— GIVEN INFORMATION —
◇ ◇ ◇ ◇ ◇
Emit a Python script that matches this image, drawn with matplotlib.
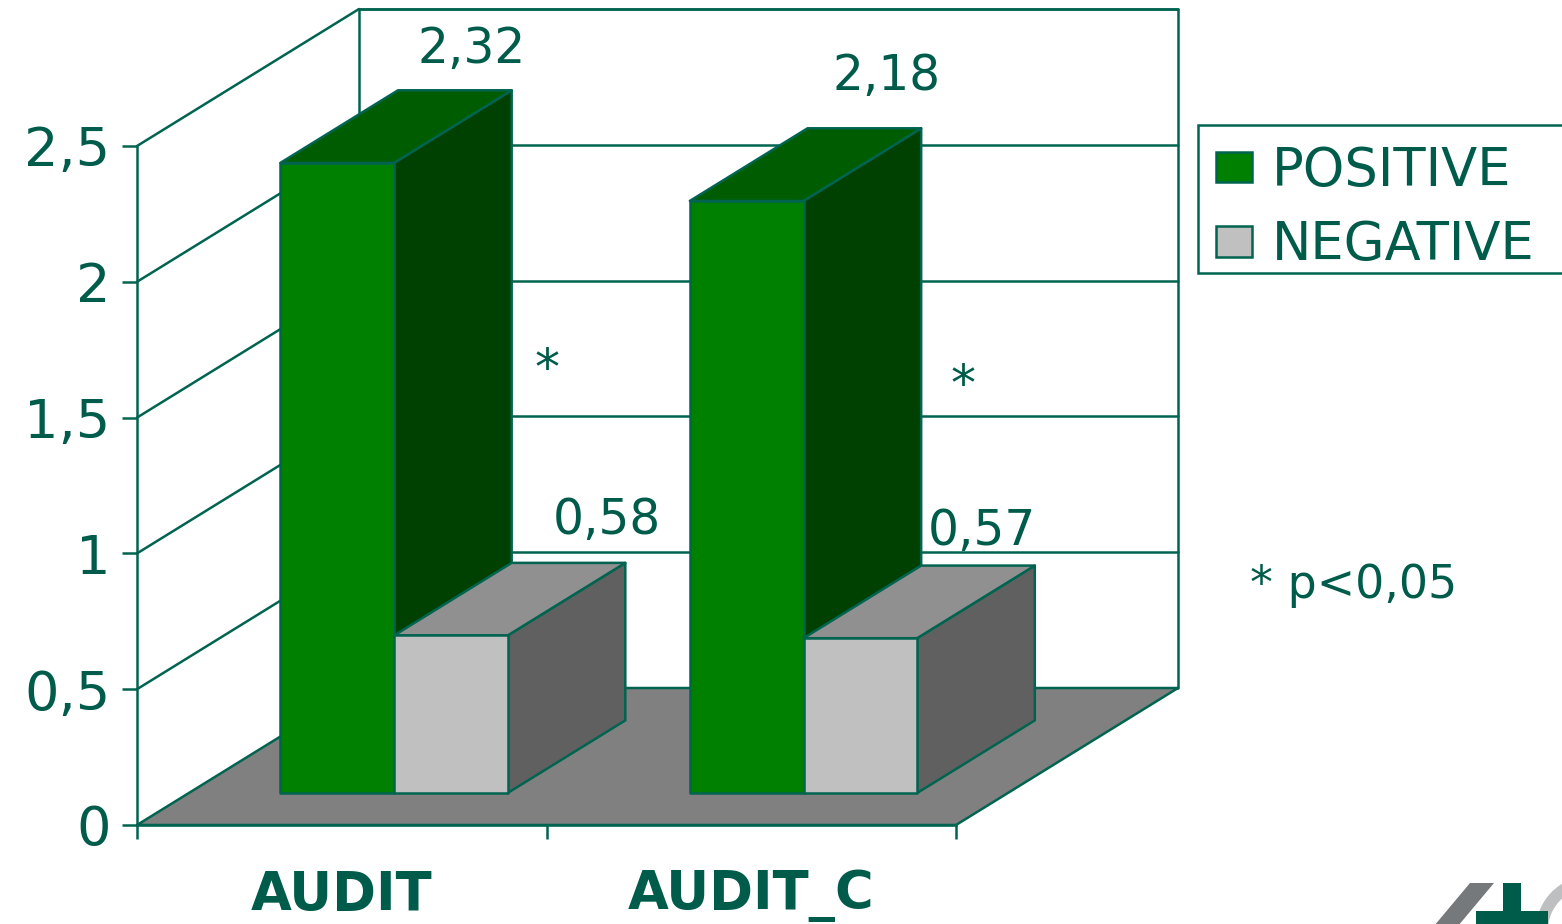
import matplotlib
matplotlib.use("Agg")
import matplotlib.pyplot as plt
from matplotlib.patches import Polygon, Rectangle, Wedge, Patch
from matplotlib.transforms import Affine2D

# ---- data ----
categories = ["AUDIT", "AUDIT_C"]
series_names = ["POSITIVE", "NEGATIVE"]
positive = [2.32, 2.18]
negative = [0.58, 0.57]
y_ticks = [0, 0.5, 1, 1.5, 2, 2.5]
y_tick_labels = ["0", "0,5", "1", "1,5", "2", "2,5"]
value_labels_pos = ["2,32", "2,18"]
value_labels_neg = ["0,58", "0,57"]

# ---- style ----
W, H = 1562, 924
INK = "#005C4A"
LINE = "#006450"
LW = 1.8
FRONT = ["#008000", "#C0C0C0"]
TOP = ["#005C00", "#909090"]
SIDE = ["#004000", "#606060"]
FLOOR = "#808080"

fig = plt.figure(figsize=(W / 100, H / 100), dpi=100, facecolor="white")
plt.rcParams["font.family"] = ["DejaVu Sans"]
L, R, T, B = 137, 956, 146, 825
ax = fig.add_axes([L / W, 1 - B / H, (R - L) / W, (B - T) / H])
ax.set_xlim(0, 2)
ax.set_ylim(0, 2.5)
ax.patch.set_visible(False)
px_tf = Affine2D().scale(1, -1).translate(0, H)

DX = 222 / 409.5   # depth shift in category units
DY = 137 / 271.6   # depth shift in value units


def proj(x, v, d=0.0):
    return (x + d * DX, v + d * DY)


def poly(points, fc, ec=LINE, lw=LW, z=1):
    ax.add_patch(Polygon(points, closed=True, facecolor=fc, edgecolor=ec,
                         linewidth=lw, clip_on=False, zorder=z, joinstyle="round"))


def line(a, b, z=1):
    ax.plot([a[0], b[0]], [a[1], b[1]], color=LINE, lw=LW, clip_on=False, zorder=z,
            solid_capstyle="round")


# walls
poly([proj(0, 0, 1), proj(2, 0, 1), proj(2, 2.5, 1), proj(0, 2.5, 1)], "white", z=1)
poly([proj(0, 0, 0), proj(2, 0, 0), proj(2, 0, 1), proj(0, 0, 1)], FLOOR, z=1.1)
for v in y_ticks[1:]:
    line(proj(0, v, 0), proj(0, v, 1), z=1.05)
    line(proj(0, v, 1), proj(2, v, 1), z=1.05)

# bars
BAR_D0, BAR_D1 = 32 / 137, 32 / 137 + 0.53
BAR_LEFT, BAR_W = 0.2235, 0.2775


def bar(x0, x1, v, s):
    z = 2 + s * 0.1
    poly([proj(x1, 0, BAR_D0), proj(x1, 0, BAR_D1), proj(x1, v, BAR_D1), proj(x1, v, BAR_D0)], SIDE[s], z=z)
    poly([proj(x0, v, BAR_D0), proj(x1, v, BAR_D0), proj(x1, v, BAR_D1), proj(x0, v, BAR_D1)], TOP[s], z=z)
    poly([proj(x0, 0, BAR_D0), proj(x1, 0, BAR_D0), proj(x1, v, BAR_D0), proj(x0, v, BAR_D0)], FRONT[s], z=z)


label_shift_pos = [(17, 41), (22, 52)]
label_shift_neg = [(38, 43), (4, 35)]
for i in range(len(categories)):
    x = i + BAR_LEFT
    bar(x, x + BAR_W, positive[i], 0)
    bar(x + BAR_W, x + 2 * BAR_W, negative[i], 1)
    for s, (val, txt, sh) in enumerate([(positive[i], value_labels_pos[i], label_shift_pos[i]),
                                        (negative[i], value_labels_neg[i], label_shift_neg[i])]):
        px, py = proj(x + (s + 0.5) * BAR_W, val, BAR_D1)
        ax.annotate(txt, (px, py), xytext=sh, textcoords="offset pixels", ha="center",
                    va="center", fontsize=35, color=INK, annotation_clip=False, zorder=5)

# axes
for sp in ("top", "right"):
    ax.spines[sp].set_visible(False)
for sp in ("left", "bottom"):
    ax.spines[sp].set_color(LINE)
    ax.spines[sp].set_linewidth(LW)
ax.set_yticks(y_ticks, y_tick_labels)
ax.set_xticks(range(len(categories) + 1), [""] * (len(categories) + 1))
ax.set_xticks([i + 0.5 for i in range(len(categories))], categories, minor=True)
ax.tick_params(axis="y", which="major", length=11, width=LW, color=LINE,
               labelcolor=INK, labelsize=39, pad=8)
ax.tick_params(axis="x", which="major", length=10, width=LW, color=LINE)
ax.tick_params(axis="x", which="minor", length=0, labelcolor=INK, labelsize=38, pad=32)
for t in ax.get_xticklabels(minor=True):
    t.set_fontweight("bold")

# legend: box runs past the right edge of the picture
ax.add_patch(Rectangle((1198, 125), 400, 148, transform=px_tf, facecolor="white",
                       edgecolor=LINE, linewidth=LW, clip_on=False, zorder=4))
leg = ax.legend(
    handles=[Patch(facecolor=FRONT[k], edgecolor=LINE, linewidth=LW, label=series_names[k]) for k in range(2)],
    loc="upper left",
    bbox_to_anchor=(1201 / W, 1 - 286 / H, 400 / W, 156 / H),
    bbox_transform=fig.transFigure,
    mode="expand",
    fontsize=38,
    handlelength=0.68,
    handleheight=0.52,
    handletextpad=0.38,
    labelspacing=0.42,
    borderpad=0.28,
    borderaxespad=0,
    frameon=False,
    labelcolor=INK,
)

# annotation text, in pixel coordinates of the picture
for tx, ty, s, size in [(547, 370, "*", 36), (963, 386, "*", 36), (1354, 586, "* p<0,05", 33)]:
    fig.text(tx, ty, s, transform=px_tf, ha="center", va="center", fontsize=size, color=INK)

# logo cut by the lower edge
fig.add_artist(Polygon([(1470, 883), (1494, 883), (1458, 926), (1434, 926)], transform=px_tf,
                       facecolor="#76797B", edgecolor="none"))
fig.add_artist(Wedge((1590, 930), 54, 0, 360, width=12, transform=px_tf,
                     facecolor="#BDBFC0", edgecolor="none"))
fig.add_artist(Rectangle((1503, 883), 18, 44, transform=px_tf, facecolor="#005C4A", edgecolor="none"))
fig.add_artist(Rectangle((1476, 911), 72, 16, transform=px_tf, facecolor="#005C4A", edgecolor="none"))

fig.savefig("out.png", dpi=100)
◇ ◇ ◇ ◇ ◇
— WHAT IS EXPECTED —
Quote each line of the listing exactly, but leave the pictures out.

— WORKED ANSWER —
Emit a Python script that matches this image, drawn with matplotlib.
import matplotlib
matplotlib.use("Agg")
import matplotlib.pyplot as plt
from matplotlib.patches import Polygon, Rectangle, Wedge, Patch
from matplotlib.transforms import Affine2D

# ---- data ----
categories = ["AUDIT", "AUDIT_C"]
series_names = ["POSITIVE", "NEGATIVE"]
positive = [2.32, 2.18]
negative = [0.58, 0.57]
y_ticks = [0, 0.5, 1, 1.5, 2, 2.5]
y_tick_labels = ["0", "0,5", "1", "1,5", "2", "2,5"]
value_labels_pos = ["2,32", "2,18"]
value_labels_neg = ["0,58", "0,57"]

# ---- style ----
W, H = 1562, 924
INK = "#005C4A"
LINE = "#006450"
LW = 1.8
FRONT = ["#008000", "#C0C0C0"]
TOP = ["#005C00", "#909090"]
SIDE = ["#004000", "#606060"]
FLOOR = "#808080"

fig = plt.figure(figsize=(W / 100, H / 100), dpi=100, facecolor="white")
plt.rcParams["font.family"] = ["DejaVu Sans"]
L, R, T, B = 137, 956, 146, 825
ax = fig.add_axes([L / W, 1 - B / H, (R - L) / W, (B - T) / H])
ax.set_xlim(0, 2)
ax.set_ylim(0, 2.5)
ax.patch.set_visible(False)
px_tf = Affine2D().scale(1, -1).translate(0, H)

DX = 222 / 409.5   # depth shift in category units
DY = 137 / 271.6   # depth shift in value units


def proj(x, v, d=0.0):
    return (x + d * DX, v + d * DY)


def poly(points, fc, ec=LINE, lw=LW, z=1):
    ax.add_patch(Polygon(points, closed=True, facecolor=fc, edgecolor=ec,
                         linewidth=lw, clip_on=False, zorder=z, joinstyle="round"))


def line(a, b, z=1):
    ax.plot([a[0], b[0]], [a[1], b[1]], color=LINE, lw=LW, clip_on=False, zorder=z,
            solid_capstyle="round")


# walls
poly([proj(0, 0, 1), proj(2, 0, 1), proj(2, 2.5, 1), proj(0, 2.5, 1)], "white", z=1)
poly([proj(0, 0, 0), proj(2, 0, 0), proj(2, 0, 1), proj(0, 0, 1)], FLOOR, z=1.1)
for v in y_ticks[1:]:
    line(proj(0, v, 0), proj(0, v, 1), z=1.05)
    line(proj(0, v, 1), proj(2, v, 1), z=1.05)

# bars
BAR_D0, BAR_D1 = 32 / 137, 32 / 137 + 0.53
BAR_LEFT, BAR_W = 0.2235, 0.2775


def bar(x0, x1, v, s):
    z = 2 + s * 0.1
    poly([proj(x1, 0, BAR_D0), proj(x1, 0, BAR_D1), proj(x1, v, BAR_D1), proj(x1, v, BAR_D0)], SIDE[s], z=z)
    poly([proj(x0, v, BAR_D0), proj(x1, v, BAR_D0), proj(x1, v, BAR_D1), proj(x0, v, BAR_D1)], TOP[s], z=z)
    poly([proj(x0, 0, BAR_D0), proj(x1, 0, BAR_D0), proj(x1, v, BAR_D0), proj(x0, v, BAR_D0)], FRONT[s], z=z)


label_shift_pos = [(17, 41), (22, 52)]
label_shift_neg = [(38, 43), (4, 35)]
for i in range(len(categories)):
    x = i + BAR_LEFT
    bar(x, x + BAR_W, positive[i], 0)
    bar(x + BAR_W, x + 2 * BAR_W, negative[i], 1)
    for s, (val, txt, sh) in enumerate([(positive[i], value_labels_pos[i], label_shift_pos[i]),
                                        (negative[i], value_labels_neg[i], label_shift_neg[i])]):
        px, py = proj(x + (s + 0.5) * BAR_W, val, BAR_D1)
        ax.annotate(txt, (px, py), xytext=sh, textcoords="offset pixels", ha="center",
                    va="center", fontsize=35, color=INK, annotation_clip=False, zorder=5)

# axes
for sp in ("top", "right"):
    ax.spines[sp].set_visible(False)
for sp in ("left", "bottom"):
    ax.spines[sp].set_color(LINE)
    ax.spines[sp].set_linewidth(LW)
ax.set_yticks(y_ticks, y_tick_labels)
ax.set_xticks(range(len(categories) + 1), [""] * (len(categories) + 1))
ax.set_xticks([i + 0.5 for i in range(len(categories))], categories, minor=True)
ax.tick_params(axis="y", which="major", length=11, width=LW, color=LINE,
               labelcolor=INK, labelsize=39, pad=8)
ax.tick_params(axis="x", which="major", length=10, width=LW, color=LINE)
ax.tick_params(axis="x", which="minor", length=0, labelcolor=INK, labelsize=38, pad=32)
for t in ax.get_xticklabels(minor=True):
    t.set_fontweight("bold")

# legend: box runs past the right edge of the picture
ax.add_patch(Rectangle((1198, 125), 400, 148, transform=px_tf, facecolor="white",
                       edgecolor=LINE, linewidth=LW, clip_on=False, zorder=4))
leg = ax.legend(
    handles=[Patch(facecolor=FRONT[k], edgecolor=LINE, linewidth=LW, label=series_names[k]) for k in range(2)],
    loc="upper left",
    bbox_to_anchor=(1201 / W, 1 - 286 / H, 400 / W, 156 / H),
    bbox_transform=fig.transFigure,
    mode="expand",
    fontsize=38,
    handlelength=0.68,
    handleheight=0.52,
    handletextpad=0.38,
    labelspacing=0.42,
    borderpad=0.28,
    borderaxespad=0,
    frameon=False,
    labelcolor=INK,
)

# annotation text, in pixel coordinates of the picture
for tx, ty, s, size in [(547, 370, "*", 36), (963, 386, "*", 36), (1354, 586, "* p<0,05", 33)]:
    fig.text(tx, ty, s, transform=px_tf, ha="center", va="center", fontsize=size, color=INK)

# logo cut by the lower edge
fig.add_artist(Polygon([(1470, 883), (1494, 883), (1458, 926), (1434, 926)], transform=px_tf,
                       facecolor="#76797B", edgecolor="none"))
fig.add_artist(Wedge((1590, 930), 54, 0, 360, width=12, transform=px_tf,
                     facecolor="#BDBFC0", edgecolor="none"))
fig.add_artist(Rectangle((1503, 883), 18, 44, transform=px_tf, facecolor="#005C4A", edgecolor="none"))
fig.add_artist(Rectangle((1476, 911), 72, 16, transform=px_tf, facecolor="#005C4A", edgecolor="none"))

fig.savefig("out.png", dpi=100)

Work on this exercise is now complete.